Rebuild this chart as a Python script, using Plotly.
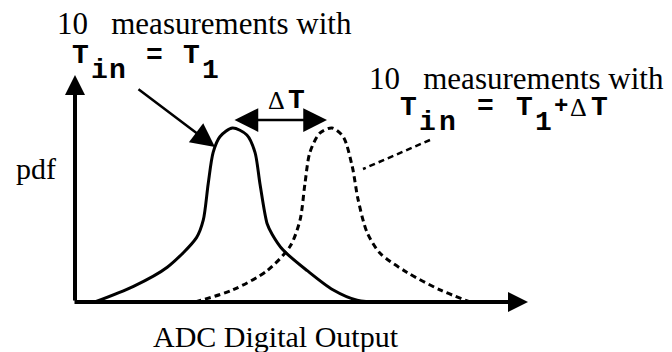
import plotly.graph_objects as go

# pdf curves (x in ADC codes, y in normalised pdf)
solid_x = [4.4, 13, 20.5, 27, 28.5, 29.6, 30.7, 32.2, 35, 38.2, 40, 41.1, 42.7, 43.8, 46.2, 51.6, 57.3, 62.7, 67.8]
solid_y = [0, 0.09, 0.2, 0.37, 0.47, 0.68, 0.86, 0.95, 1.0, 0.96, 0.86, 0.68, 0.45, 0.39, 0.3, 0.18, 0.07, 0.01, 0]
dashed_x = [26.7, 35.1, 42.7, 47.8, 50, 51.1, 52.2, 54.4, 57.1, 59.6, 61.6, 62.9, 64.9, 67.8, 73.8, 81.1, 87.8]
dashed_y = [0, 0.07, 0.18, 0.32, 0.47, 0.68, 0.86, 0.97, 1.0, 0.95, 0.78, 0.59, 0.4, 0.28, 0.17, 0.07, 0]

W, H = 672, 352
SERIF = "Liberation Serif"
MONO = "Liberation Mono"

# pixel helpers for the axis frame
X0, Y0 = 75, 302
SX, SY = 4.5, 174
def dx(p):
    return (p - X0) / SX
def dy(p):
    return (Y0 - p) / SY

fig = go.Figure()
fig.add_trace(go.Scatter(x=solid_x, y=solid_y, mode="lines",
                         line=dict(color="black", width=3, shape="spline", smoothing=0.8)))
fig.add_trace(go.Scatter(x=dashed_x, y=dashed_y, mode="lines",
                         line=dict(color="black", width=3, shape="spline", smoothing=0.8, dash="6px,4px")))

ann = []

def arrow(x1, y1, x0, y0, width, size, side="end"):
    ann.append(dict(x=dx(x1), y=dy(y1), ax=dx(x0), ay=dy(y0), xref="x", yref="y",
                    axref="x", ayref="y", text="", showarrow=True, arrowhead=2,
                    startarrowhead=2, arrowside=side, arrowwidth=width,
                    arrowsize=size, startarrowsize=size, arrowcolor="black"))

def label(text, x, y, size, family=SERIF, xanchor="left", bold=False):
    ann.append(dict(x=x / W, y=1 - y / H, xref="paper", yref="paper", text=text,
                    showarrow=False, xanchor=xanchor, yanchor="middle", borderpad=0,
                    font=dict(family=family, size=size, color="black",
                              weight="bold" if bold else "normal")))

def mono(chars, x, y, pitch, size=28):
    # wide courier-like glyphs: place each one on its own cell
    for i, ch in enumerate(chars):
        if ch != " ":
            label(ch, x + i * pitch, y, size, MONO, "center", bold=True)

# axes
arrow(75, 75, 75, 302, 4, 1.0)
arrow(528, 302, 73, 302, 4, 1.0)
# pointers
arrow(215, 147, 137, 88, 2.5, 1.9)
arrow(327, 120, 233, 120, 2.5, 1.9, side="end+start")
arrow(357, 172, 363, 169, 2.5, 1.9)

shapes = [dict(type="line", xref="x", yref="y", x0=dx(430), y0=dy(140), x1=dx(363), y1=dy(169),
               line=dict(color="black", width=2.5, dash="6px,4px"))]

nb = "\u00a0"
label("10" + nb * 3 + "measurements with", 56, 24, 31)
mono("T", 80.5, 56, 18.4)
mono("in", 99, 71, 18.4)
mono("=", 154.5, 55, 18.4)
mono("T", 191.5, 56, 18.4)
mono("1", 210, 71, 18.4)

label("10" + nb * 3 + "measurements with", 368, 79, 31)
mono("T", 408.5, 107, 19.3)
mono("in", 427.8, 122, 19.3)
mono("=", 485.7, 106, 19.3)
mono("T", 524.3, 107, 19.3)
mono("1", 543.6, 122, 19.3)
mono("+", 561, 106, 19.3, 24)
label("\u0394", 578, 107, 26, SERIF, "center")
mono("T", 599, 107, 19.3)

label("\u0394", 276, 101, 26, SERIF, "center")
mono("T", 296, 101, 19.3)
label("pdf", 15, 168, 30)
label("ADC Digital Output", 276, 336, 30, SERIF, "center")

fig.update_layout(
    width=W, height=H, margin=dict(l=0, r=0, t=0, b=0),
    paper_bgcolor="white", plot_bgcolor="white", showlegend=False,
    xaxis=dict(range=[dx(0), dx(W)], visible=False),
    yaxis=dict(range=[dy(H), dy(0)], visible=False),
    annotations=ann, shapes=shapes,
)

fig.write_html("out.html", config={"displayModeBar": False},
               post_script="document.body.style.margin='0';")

**SET TASK**. Give every line above again exactly, with no pictures.

**THE ANSWER**.
Rebuild this chart as a Python script, using Plotly.
import plotly.graph_objects as go

# pdf curves (x in ADC codes, y in normalised pdf)
solid_x = [4.4, 13, 20.5, 27, 28.5, 29.6, 30.7, 32.2, 35, 38.2, 40, 41.1, 42.7, 43.8, 46.2, 51.6, 57.3, 62.7, 67.8]
solid_y = [0, 0.09, 0.2, 0.37, 0.47, 0.68, 0.86, 0.95, 1.0, 0.96, 0.86, 0.68, 0.45, 0.39, 0.3, 0.18, 0.07, 0.01, 0]
dashed_x = [26.7, 35.1, 42.7, 47.8, 50, 51.1, 52.2, 54.4, 57.1, 59.6, 61.6, 62.9, 64.9, 67.8, 73.8, 81.1, 87.8]
dashed_y = [0, 0.07, 0.18, 0.32, 0.47, 0.68, 0.86, 0.97, 1.0, 0.95, 0.78, 0.59, 0.4, 0.28, 0.17, 0.07, 0]

W, H = 672, 352
SERIF = "Liberation Serif"
MONO = "Liberation Mono"

# pixel helpers for the axis frame
X0, Y0 = 75, 302
SX, SY = 4.5, 174
def dx(p):
    return (p - X0) / SX
def dy(p):
    return (Y0 - p) / SY

fig = go.Figure()
fig.add_trace(go.Scatter(x=solid_x, y=solid_y, mode="lines",
                         line=dict(color="black", width=3, shape="spline", smoothing=0.8)))
fig.add_trace(go.Scatter(x=dashed_x, y=dashed_y, mode="lines",
                         line=dict(color="black", width=3, shape="spline", smoothing=0.8, dash="6px,4px")))

ann = []

def arrow(x1, y1, x0, y0, width, size, side="end"):
    ann.append(dict(x=dx(x1), y=dy(y1), ax=dx(x0), ay=dy(y0), xref="x", yref="y",
                    axref="x", ayref="y", text="", showarrow=True, arrowhead=2,
                    startarrowhead=2, arrowside=side, arrowwidth=width,
                    arrowsize=size, startarrowsize=size, arrowcolor="black"))

def label(text, x, y, size, family=SERIF, xanchor="left", bold=False):
    ann.append(dict(x=x / W, y=1 - y / H, xref="paper", yref="paper", text=text,
                    showarrow=False, xanchor=xanchor, yanchor="middle", borderpad=0,
                    font=dict(family=family, size=size, color="black",
                              weight="bold" if bold else "normal")))

def mono(chars, x, y, pitch, size=28):
    # wide courier-like glyphs: place each one on its own cell
    for i, ch in enumerate(chars):
        if ch != " ":
            label(ch, x + i * pitch, y, size, MONO, "center", bold=True)

# axes
arrow(75, 75, 75, 302, 4, 1.0)
arrow(528, 302, 73, 302, 4, 1.0)
# pointers
arrow(215, 147, 137, 88, 2.5, 1.9)
arrow(327, 120, 233, 120, 2.5, 1.9, side="end+start")
arrow(357, 172, 363, 169, 2.5, 1.9)

shapes = [dict(type="line", xref="x", yref="y", x0=dx(430), y0=dy(140), x1=dx(363), y1=dy(169),
               line=dict(color="black", width=2.5, dash="6px,4px"))]

nb = "\u00a0"
label("10" + nb * 3 + "measurements with", 56, 24, 31)
mono("T", 80.5, 56, 18.4)
mono("in", 99, 71, 18.4)
mono("=", 154.5, 55, 18.4)
mono("T", 191.5, 56, 18.4)
mono("1", 210, 71, 18.4)

label("10" + nb * 3 + "measurements with", 368, 79, 31)
mono("T", 408.5, 107, 19.3)
mono("in", 427.8, 122, 19.3)
mono("=", 485.7, 106, 19.3)
mono("T", 524.3, 107, 19.3)
mono("1", 543.6, 122, 19.3)
mono("+", 561, 106, 19.3, 24)
label("\u0394", 578, 107, 26, SERIF, "center")
mono("T", 599, 107, 19.3)

label("\u0394", 276, 101, 26, SERIF, "center")
mono("T", 296, 101, 19.3)
label("pdf", 15, 168, 30)
label("ADC Digital Output", 276, 336, 30, SERIF, "center")

fig.update_layout(
    width=W, height=H, margin=dict(l=0, r=0, t=0, b=0),
    paper_bgcolor="white", plot_bgcolor="white", showlegend=False,
    xaxis=dict(range=[dx(0), dx(W)], visible=False),
    yaxis=dict(range=[dy(H), dy(0)], visible=False),
    annotations=ann, shapes=shapes,
)

fig.write_html("out.html", config={"displayModeBar": False},
               post_script="document.body.style.margin='0';")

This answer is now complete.